Le Sacre du Printemps, corps du Ballet bavarois © Serghei Gherciu |
La Semaine festive 2025 du Ballet d'État de Bavière innove cette année en proposant une nouvelle production intitulée Wings of Memory (Les Ailes de la Mémoire), une trilogie qui réunit trois chefs-d'œuvre chorégraphiques qui font tous référence à des étapes importantes de l'histoire de la danse et de la musique. La mémoire donne des ailes ! La mémoire du passé peut constituer une source d'inspiration pour la création chorégraphique contemporaine. Bella Figura de Jiří Kylián, créée à La Haye par le Nederland Dans Theater en octobre 1995, est considérée comme l'une des œuvres les plus réussies de la période de création intermédiaire du chorégraphe tchèque. Elle entraîne neuf danseurs dans un « voyage à travers le temps, l'espace et la lumière », selon les termes du chorégraphe. Le Faune de Sidi Larbi Cherkaoui, qui connut sa première en 2009 au Sadler’s Wells Theatre, ne peut être envisagé sans faire référence au spectacle de danse-théâtre chorégraphiée par Vaslav Nijinsky en 1912 sur le Prélude à l'après-midi d'un faune de Debussy. Enfin, la chorégraphie de Pina Bausch, Le Sacre du Printemps, créé en 1975, est basée sur la musique éponyme du ballet de Stravinsky, un jalon de l'histoire du ballet qui avait fait scandale lors de sa création, ses détracteurs avaient qualifié l'œuvre de "massacre du printemps."

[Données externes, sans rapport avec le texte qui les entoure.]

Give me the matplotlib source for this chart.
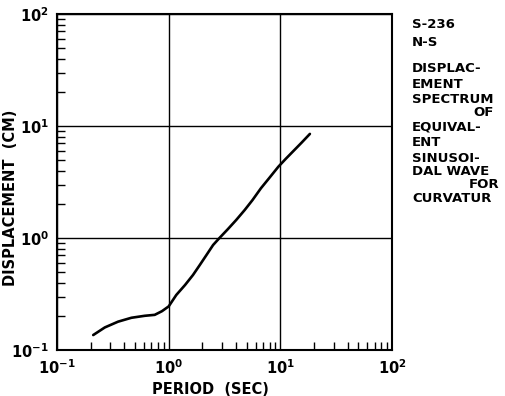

Crédit photo © Katja Lotter |
Bella Figura
Bella Figura, la pièce emblématique de Jiří Kylián, s’impose comme une réflexion troublante sur la beauté, l’illusion et la vulnérabilité. Entre ombre et lumière, nudité et artifice, les corps se dévoilent dans une danse qui oscille entre maîtrise et abandon. Plus qu’une performance, c’est une interrogation : où commence réellement le spectacle? Sur scène, dans les coulisses, ou dans la vie elle-même? Bella Figura devient une expérience totale, un voyage où la danse révèle ce que les mots ne peuvent exprimer. Jiří Kylián présentait sa création en ces termes :
" Un voyage dans le temps, la lumière et l'espace, dirigeant l'ambigüité de l'esthétique, des spectacles et des rêves. Trouver la beauté dans une grimace — dans un repli de l'esprit — ou dans une contorsion physique entre le prétendu art et l'artificiel — entre la réalité de la vie ou la fantaisie — cette zone médiane crée une tension qui m'intéresse. C'est comme se tenir au bord d'un rêve. Se tenir dans le noir ou fixer une lumière éblouissante les yeux fermés — doublant chaque parcelle de notre soi-disant réalité. Le moment dans lequel le rêve se mêle à nos vies et la vie à nos rêves - voilà l'objet de ma curiosité. Simplement — une sensation de tomber dans un rêve et de se réveiller avec une côte cassée ".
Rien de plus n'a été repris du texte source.